The last-minute addition of likely vote-splitter Margaret Mitchell has also made an already interesting contest a bit more interesting.

Ms Mitchell, probably the strongest critic of new Holyrood powers among the four, says she's representing an important section of the party.

But there's one issue on which all the candidates agree 100%.

With the independence referendum drawing ever closer, they all want to ensure the Scottish Conservatives - or whatever the party may be called in the future - emerge as a key player in what they see as the fight to save the union.

"I will continue to set out the case for transforming the Scottish Conservatives into a new, stronger centre-right party for Scotland to stand up for the interests of people in Scotland credibly and effectively and to continue to explain why remaining within the United Kingdom is very much in Scotland's interests.

"Such a change would be good for Scottish politics, good for Scotland and good for the future of the United Kingdom."

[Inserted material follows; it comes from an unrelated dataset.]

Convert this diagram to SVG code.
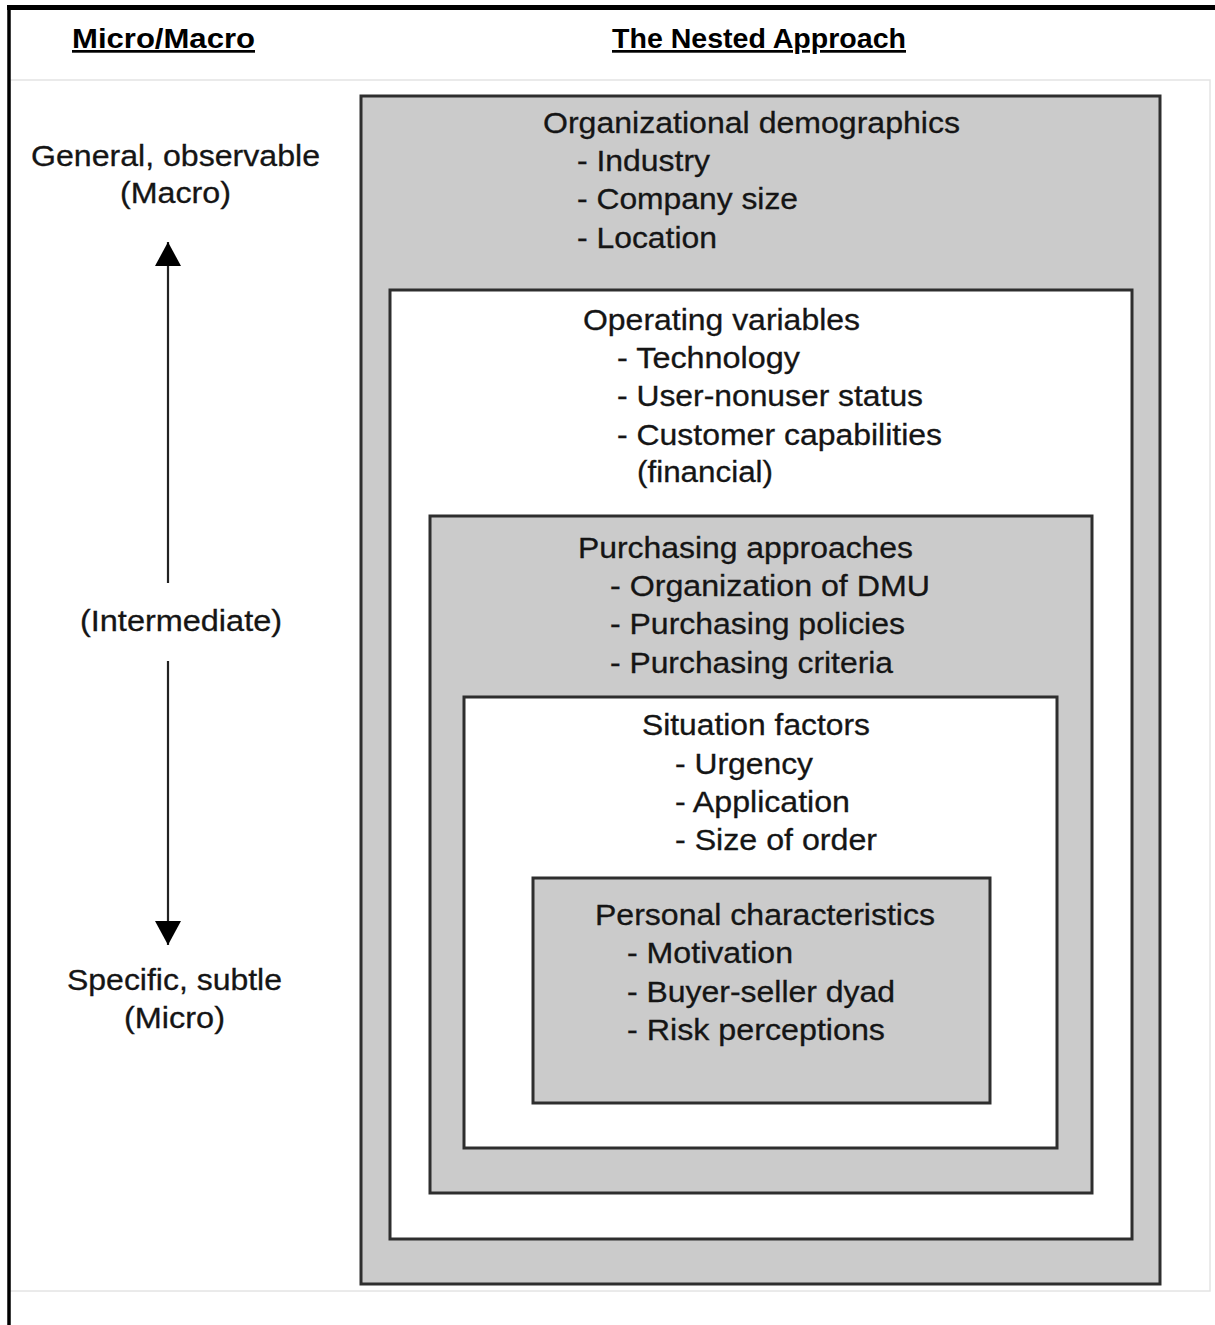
<svg xmlns="http://www.w3.org/2000/svg" width="1215" height="1325" viewBox="0 0 1215 1325">
<style>
.box{stroke:#2e2e2e;stroke-width:3}
.grey{fill:#cbcbcb}
.white{fill:#ffffff}
.t{font-family:"Liberation Sans",Arial,sans-serif;font-size:29px;fill:#151515;stroke:#151515;stroke-width:0.3}
.h{font-family:"Liberation Sans",Arial,sans-serif;font-size:27px;font-weight:bold;fill:#000;text-decoration:underline}
.ax{stroke:#222;stroke-width:2.2;fill:none}
</style>
<defs>
<marker id="ahb" viewBox="0 0 26 26" refX="24" refY="13" markerWidth="26" markerHeight="26" markerUnits="userSpaceOnUse" orient="auto">
<path d="M0,0 L24,13 L0,26 z" fill="#000"/>
</marker>
</defs>
<rect x="0" y="0" width="1215" height="1325" fill="#fff"/>
<g id="frame">
<rect x="10" y="80" width="1200" height="1211" fill="#fff" stroke="#e4e4e4" stroke-width="1.5"/>
<line x1="7" y1="7.5" x2="1215" y2="7.5" stroke="#000" stroke-width="5"/>
<line x1="9" y1="5" x2="9" y2="1325" stroke="#000" stroke-width="3.5"/>
</g>
<g id="headers">
<text class="h" x="72" y="48" textLength="183" lengthAdjust="spacingAndGlyphs">Micro/Macro</text>
<text class="h" x="612" y="48" textLength="294" lengthAdjust="spacingAndGlyphs">The Nested Approach</text>
</g>
<g id="scale-labels">
<text class="t" x="31" y="166" textLength="289" lengthAdjust="spacingAndGlyphs">General, observable</text>
<text class="t" x="120" y="203" textLength="111" lengthAdjust="spacingAndGlyphs">(Macro)</text>
<text class="t" x="80" y="631" textLength="202" lengthAdjust="spacingAndGlyphs">(Intermediate)</text>
<text class="t" x="67" y="990" textLength="215" lengthAdjust="spacingAndGlyphs">Specific, subtle</text>
<text class="t" x="124" y="1028" textLength="101" lengthAdjust="spacingAndGlyphs">(Micro)</text>
</g>
<g id="connectors">
<line class="ax" x1="168" y1="583" x2="168" y2="242" marker-end="url(#ahb)"/>
<line class="ax" x1="168" y1="661" x2="168" y2="945" marker-end="url(#ahb)"/>
</g>
<g id="organizational-demographics">
<rect class="box grey" x="361" y="96" width="799" height="1188"/>
<text class="t" x="543" y="133" textLength="417" lengthAdjust="spacingAndGlyphs">Organizational demographics</text>
<text class="t" x="577" y="171" textLength="133" lengthAdjust="spacingAndGlyphs">- Industry</text>
<text class="t" x="577" y="209" textLength="221" lengthAdjust="spacingAndGlyphs">- Company size</text>
<text class="t" x="577" y="248" textLength="140" lengthAdjust="spacingAndGlyphs">- Location</text>
</g>
<g id="operating-variables">
<rect class="box white" x="390" y="290" width="742" height="949"/>
<text class="t" x="583" y="330" textLength="277" lengthAdjust="spacingAndGlyphs">Operating variables</text>
<text class="t" x="617" y="368" textLength="183" lengthAdjust="spacingAndGlyphs">- Technology</text>
<text class="t" x="617" y="406" textLength="306" lengthAdjust="spacingAndGlyphs">- User-nonuser status</text>
<text class="t" x="617" y="445" textLength="325" lengthAdjust="spacingAndGlyphs">- Customer capabilities</text>
<text class="t" x="637" y="482" textLength="136" lengthAdjust="spacingAndGlyphs">(financial)</text>
</g>
<g id="purchasing-approaches">
<rect class="box grey" x="430" y="516" width="662" height="677"/>
<text class="t" x="578" y="558" textLength="335" lengthAdjust="spacingAndGlyphs">Purchasing approaches</text>
<text class="t" x="610" y="596" textLength="320" lengthAdjust="spacingAndGlyphs">- Organization of DMU</text>
<text class="t" x="610" y="634" textLength="295" lengthAdjust="spacingAndGlyphs">- Purchasing policies</text>
<text class="t" x="610" y="673" textLength="283" lengthAdjust="spacingAndGlyphs">- Purchasing criteria</text>
</g>
<g id="situation-factors">
<rect class="box white" x="464" y="697" width="593" height="451"/>
<text class="t" x="642" y="735" textLength="228" lengthAdjust="spacingAndGlyphs">Situation factors</text>
<text class="t" x="675" y="774" textLength="138" lengthAdjust="spacingAndGlyphs">- Urgency</text>
<text class="t" x="675" y="812" textLength="175" lengthAdjust="spacingAndGlyphs">- Application</text>
<text class="t" x="675" y="850" textLength="202" lengthAdjust="spacingAndGlyphs">- Size of order</text>
</g>
<g id="personal-characteristics">
<rect class="box grey" x="533" y="878" width="457" height="225"/>
<text class="t" x="595" y="925" textLength="340" lengthAdjust="spacingAndGlyphs">Personal characteristics</text>
<text class="t" x="627" y="963" textLength="166" lengthAdjust="spacingAndGlyphs">- Motivation</text>
<text class="t" x="627" y="1002" textLength="268" lengthAdjust="spacingAndGlyphs">- Buyer-seller dyad</text>
<text class="t" x="627" y="1040" textLength="258" lengthAdjust="spacingAndGlyphs">- Risk perceptions</text>
</g>
</svg>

Ms Davidson said: "The Scottish Conservatives should be seen as the natural party of aspiration; the party that backs the hard-working and enterprising, and the socially conscious.

"I see the Scottish Conservatives as the party for Scots of all backgrounds who want safer streets, better schools, and a vibrant economy."

She added: "Breaking up the party or just giving it a new name will not achieve any of this.

"Everywhere I go, I hear members telling me they want the opportunity to elect Conservative politicians, a Conservative government and a Conservative prime minister - I am not going to deny them that opportunity."

Mr Carlaw said he was standing because he believed he could make a difference.

He added: "I am the candidate, I think, who has the greatest experience, over 30 years at all levels.

"I am somebody who has an idea of exactly what we need to do to shake the party up.

"And more importantly, I understand that we have to have election-winning policies, supported by an election-winning organisation, capable of standing up to the SNP. I think we have danced to their tune for long enough."

The final candidate to confirm, Ms Mitchell, said: "I think it is reasonable that you listen to what all the candidates have to say and frankly there weren't any of them that represented my views, or what I believe are the vast majority of the Conservative members.

"That's been confirmed when I was phoning around speaking to people about standing.

"There seemed to be a collective sigh of relief, saying at last we've got someone that we think we can vote for and move forward with."

Meanwhile, a Conservative spokesman has said there was "no truth" to allegations that Ms Davidson had used a restricted party distribution list for campaign emails.

Assistant information commissioner for Scotland, Ken Macdonald, said he was investigating a complaint against her.

The contest also comes in the wake of the Sanderson review of the Scottish Conservatives, which said a radical leadership overhaul was needed as part of a battle plan to improve the party's electoral prospects.